Rentrée 2014, de retour à Inter, Nicolas Demorand fait profil bas et accepte le 17/18 avant de récupérer, l’année suivante, Le téléphone sonne. En deux ans, il réussit à déringardiser la case et à la faire passer devant celle de RTL et de France Info. Ils seront vingt à se bousculer pour le remplacer sur cette tranche horaire – c’est Fabienne Sintes qui l’a emportée.
La petite équipe du 18/20 et Nicolas Demorand ont arrosé comme il se doit leur dernière émission en juin dernier. Tellement bien qu’à 5 heures du matin, il leur a paru super important de descendre faire un coucou à Patrick Cohen. “Comme dans L’Assommoir de Zola où la noce va au Louvre ivre morte, la farandole est descendue au 5e”, rigole Demorand. “L’accueil n’a pas été hyper chaleureux”, précise Mickaël Thébault, taquin. Assistera-t-on à un match Demorand-Cohen en concurrence directe pour la première fois ?
L’audience d’Europe 1 est loin derrière celle d’Inter (7 % de parts de marché contre 12 %). L’objectif de Patrick Cohen sera d’emmener avec lui quelques auditeurs d’Inter ; le challenge de Nicolas Demorand et de l’équipe du 7/9 de ne pas se faire dépouiller.
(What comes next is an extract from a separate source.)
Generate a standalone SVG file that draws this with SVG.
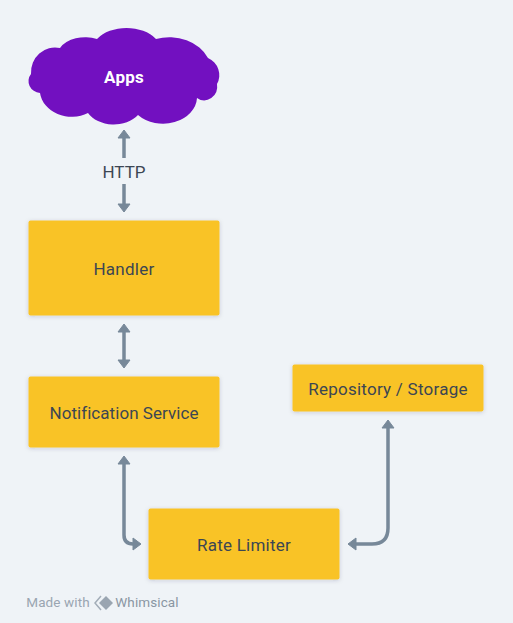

Pour Laurence Bloch, c’est l’homme de la situation : “Nicolas est un aspirateur à auditeurs, un tempérament, il incarne ce qu’est Inter, c’est-à-dire le gai savoir.”
“Exploser la matinale d’Europe et RTL, ça l’excite”
Contrairement à Patrick Cohen, à qui la gauche de la gauche reproche un prisme vallsiste, Nicolas Demorand est moins clivant : il peut défendre la liberté d’expression de Charlie Hebdo tout en appréciant un jeune penseur radical de la gauche critique comme Geoffroy de Lagasnerie ou inviter Frédéric Lordon.
Mais le bâtisseur d’audience se contentera-t-il de jouer en défense, d’être l’homme d’une rente ? “Je n’irai pas de manière conservatrice, répond-il, le direct est une performance sans filet dans un temps que tu ne peux rejouer.” Plus prosaïque, Mickaël Thébault résume : “Exploser la matinale d’Europe et RTL, ça l’excite, Cohen ne va pas y arriver.” Demorand pourra compter sur le punch et l’esprit de conquête de sa comparse Léa Salamé pour porter le 7/9 malgré les traditionnelles baisses d’audience post-présidentielles. Et la vie monacale qu’impose une matinale ? Comme Ulysse, ses enfants ont grandi et lui aussi.